STATED TASK:
Print out each record below, unaltered and complete, without its images.

++++++++++++++++++++

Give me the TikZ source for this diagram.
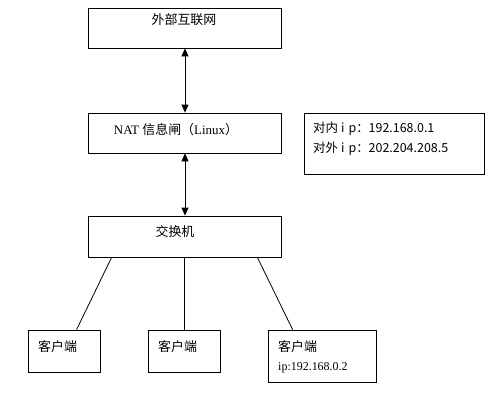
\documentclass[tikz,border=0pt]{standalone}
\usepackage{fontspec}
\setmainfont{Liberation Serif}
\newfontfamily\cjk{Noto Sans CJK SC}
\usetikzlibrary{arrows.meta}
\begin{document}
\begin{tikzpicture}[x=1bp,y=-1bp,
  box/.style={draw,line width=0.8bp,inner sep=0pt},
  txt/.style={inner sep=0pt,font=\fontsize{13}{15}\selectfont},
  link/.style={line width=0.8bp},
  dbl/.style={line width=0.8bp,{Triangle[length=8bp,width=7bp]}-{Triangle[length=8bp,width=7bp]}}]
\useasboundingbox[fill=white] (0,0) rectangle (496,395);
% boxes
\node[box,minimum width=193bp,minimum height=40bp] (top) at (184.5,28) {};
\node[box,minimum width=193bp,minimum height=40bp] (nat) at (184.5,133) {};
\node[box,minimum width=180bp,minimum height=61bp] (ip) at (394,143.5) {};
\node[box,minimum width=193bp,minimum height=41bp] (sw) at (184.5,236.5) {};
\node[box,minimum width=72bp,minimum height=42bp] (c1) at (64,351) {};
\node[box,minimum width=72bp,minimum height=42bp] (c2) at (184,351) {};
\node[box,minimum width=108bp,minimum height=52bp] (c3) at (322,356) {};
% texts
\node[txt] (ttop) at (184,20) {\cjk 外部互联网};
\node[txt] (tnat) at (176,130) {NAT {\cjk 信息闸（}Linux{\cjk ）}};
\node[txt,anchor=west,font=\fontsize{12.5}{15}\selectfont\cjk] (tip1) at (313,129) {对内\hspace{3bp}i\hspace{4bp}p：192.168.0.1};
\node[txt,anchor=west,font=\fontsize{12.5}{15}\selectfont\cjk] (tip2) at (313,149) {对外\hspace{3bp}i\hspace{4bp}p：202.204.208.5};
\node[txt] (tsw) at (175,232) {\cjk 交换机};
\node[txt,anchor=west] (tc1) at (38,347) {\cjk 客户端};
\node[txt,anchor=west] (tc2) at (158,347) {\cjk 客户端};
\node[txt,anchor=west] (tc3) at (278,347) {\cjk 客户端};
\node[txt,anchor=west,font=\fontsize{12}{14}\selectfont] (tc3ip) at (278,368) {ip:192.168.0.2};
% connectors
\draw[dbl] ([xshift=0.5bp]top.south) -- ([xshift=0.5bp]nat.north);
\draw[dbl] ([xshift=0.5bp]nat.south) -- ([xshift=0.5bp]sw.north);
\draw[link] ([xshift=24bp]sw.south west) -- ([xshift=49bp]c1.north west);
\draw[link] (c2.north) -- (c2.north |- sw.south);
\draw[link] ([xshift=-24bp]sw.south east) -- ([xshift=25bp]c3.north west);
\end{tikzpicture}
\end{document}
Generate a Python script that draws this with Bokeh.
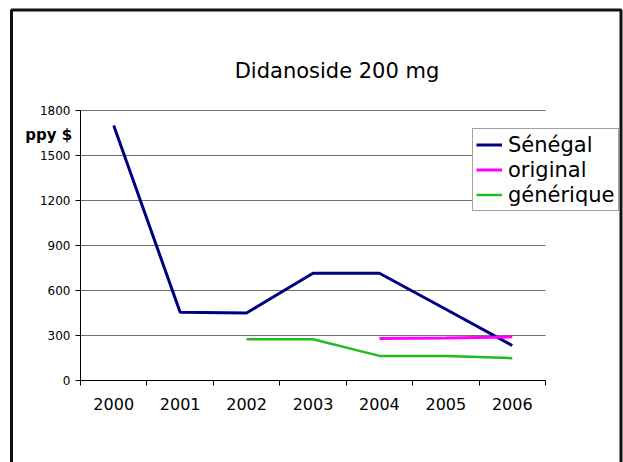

++++++++++++++++++++

THE REPLY:
Give me the TikZ source for this diagram.
\documentclass[tikz,border=0pt]{standalone}
\usepackage{fontspec}
\setmainfont{Liberation Serif}
\newfontfamily\cjk{Noto Sans CJK SC}
\usetikzlibrary{arrows.meta}
\begin{document}
\begin{tikzpicture}[x=1bp,y=-1bp,
  box/.style={draw,line width=0.8bp,inner sep=0pt},
  txt/.style={inner sep=0pt,font=\fontsize{13}{15}\selectfont},
  link/.style={line width=0.8bp},
  dbl/.style={line width=0.8bp,{Triangle[length=8bp,width=7bp]}-{Triangle[length=8bp,width=7bp]}}]
\useasboundingbox[fill=white] (0,0) rectangle (496,395);
% boxes
\node[box,minimum width=193bp,minimum height=40bp] (top) at (184.5,28) {};
\node[box,minimum width=193bp,minimum height=40bp] (nat) at (184.5,133) {};
\node[box,minimum width=180bp,minimum height=61bp] (ip) at (394,143.5) {};
\node[box,minimum width=193bp,minimum height=41bp] (sw) at (184.5,236.5) {};
\node[box,minimum width=72bp,minimum height=42bp] (c1) at (64,351) {};
\node[box,minimum width=72bp,minimum height=42bp] (c2) at (184,351) {};
\node[box,minimum width=108bp,minimum height=52bp] (c3) at (322,356) {};
% texts
\node[txt] (ttop) at (184,20) {\cjk 外部互联网};
\node[txt] (tnat) at (176,130) {NAT {\cjk 信息闸（}Linux{\cjk ）}};
\node[txt,anchor=west,font=\fontsize{12.5}{15}\selectfont\cjk] (tip1) at (313,129) {对内\hspace{3bp}i\hspace{4bp}p：192.168.0.1};
\node[txt,anchor=west,font=\fontsize{12.5}{15}\selectfont\cjk] (tip2) at (313,149) {对外\hspace{3bp}i\hspace{4bp}p：202.204.208.5};
\node[txt] (tsw) at (175,232) {\cjk 交换机};
\node[txt,anchor=west] (tc1) at (38,347) {\cjk 客户端};
\node[txt,anchor=west] (tc2) at (158,347) {\cjk 客户端};
\node[txt,anchor=west] (tc3) at (278,347) {\cjk 客户端};
\node[txt,anchor=west,font=\fontsize{12}{14}\selectfont] (tc3ip) at (278,368) {ip:192.168.0.2};
% connectors
\draw[dbl] ([xshift=0.5bp]top.south) -- ([xshift=0.5bp]nat.north);
\draw[dbl] ([xshift=0.5bp]nat.south) -- ([xshift=0.5bp]sw.north);
\draw[link] ([xshift=24bp]sw.south west) -- ([xshift=49bp]c1.north west);
\draw[link] (c2.north) -- (c2.north |- sw.south);
\draw[link] ([xshift=-24bp]sw.south east) -- ([xshift=25bp]c3.north west);
\end{tikzpicture}
\end{document}
Generate a Python script that draws this with Bokeh.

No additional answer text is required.